= Dataset section =
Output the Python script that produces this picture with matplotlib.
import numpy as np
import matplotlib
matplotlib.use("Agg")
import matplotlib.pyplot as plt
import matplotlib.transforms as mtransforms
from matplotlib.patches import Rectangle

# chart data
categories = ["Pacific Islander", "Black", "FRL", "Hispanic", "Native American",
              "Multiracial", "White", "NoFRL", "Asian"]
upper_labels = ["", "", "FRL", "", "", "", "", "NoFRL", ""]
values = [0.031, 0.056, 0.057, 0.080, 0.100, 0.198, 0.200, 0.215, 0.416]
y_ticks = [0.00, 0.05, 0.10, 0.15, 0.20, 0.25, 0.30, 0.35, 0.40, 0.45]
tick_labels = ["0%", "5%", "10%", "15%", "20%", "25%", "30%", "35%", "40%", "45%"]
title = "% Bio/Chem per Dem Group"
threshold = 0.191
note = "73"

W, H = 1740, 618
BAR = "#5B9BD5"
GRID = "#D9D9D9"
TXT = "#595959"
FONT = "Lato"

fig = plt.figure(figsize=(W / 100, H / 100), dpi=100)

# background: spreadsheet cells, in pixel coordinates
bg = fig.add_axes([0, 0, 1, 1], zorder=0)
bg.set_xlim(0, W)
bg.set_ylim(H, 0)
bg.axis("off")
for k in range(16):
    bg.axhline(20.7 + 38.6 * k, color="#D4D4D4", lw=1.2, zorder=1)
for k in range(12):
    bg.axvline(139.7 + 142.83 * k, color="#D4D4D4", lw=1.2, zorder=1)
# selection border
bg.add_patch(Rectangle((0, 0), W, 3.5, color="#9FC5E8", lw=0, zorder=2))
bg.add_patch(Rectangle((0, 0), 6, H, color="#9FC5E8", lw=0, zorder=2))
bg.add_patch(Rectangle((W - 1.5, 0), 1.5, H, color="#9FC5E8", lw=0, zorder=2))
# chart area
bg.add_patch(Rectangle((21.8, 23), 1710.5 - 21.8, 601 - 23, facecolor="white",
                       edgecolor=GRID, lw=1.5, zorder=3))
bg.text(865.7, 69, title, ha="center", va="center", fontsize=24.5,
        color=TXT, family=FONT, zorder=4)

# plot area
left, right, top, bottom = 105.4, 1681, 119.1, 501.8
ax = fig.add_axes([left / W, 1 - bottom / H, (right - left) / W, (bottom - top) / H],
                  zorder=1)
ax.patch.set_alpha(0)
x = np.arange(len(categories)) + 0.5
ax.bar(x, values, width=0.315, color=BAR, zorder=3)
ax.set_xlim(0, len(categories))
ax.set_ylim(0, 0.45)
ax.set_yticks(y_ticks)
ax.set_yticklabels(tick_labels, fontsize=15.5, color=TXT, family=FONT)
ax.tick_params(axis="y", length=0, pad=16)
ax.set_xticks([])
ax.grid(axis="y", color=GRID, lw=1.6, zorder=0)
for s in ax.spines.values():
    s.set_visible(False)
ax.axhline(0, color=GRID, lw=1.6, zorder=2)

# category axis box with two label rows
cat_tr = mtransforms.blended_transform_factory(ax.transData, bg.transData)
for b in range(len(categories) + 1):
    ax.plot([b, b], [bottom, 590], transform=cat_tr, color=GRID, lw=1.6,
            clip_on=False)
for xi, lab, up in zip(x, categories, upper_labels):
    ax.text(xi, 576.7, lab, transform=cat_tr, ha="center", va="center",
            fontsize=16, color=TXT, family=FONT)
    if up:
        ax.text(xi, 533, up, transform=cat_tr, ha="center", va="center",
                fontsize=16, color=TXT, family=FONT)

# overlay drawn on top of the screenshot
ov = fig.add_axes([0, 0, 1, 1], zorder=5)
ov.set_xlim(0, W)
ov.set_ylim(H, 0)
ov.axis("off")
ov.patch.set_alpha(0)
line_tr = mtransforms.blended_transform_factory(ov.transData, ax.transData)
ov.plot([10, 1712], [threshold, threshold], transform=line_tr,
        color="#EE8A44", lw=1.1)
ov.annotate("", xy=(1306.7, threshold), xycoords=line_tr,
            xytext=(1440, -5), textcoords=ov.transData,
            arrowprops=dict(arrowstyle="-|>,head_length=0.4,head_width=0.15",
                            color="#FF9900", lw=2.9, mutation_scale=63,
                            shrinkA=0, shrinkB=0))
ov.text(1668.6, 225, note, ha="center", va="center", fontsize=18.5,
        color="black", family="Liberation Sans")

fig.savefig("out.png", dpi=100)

= Set exercise =
Print only the lines from the top of the data above down to the line holding "fig = plt.figure(figsize=(W", inclusive.

= Solved exercise =
Output the Python script that produces this picture with matplotlib.
import numpy as np
import matplotlib
matplotlib.use("Agg")
import matplotlib.pyplot as plt
import matplotlib.transforms as mtransforms
from matplotlib.patches import Rectangle

# chart data
categories = ["Pacific Islander", "Black", "FRL", "Hispanic", "Native American",
              "Multiracial", "White", "NoFRL", "Asian"]
upper_labels = ["", "", "FRL", "", "", "", "", "NoFRL", ""]
values = [0.031, 0.056, 0.057, 0.080, 0.100, 0.198, 0.200, 0.215, 0.416]
y_ticks = [0.00, 0.05, 0.10, 0.15, 0.20, 0.25, 0.30, 0.35, 0.40, 0.45]
tick_labels = ["0%", "5%", "10%", "15%", "20%", "25%", "30%", "35%", "40%", "45%"]
title = "% Bio/Chem per Dem Group"
threshold = 0.191
note = "73"

W, H = 1740, 618
BAR = "#5B9BD5"
GRID = "#D9D9D9"
TXT = "#595959"
FONT = "Lato"

fig = plt.figure(figsize=(W / 100, H / 100), dpi=100)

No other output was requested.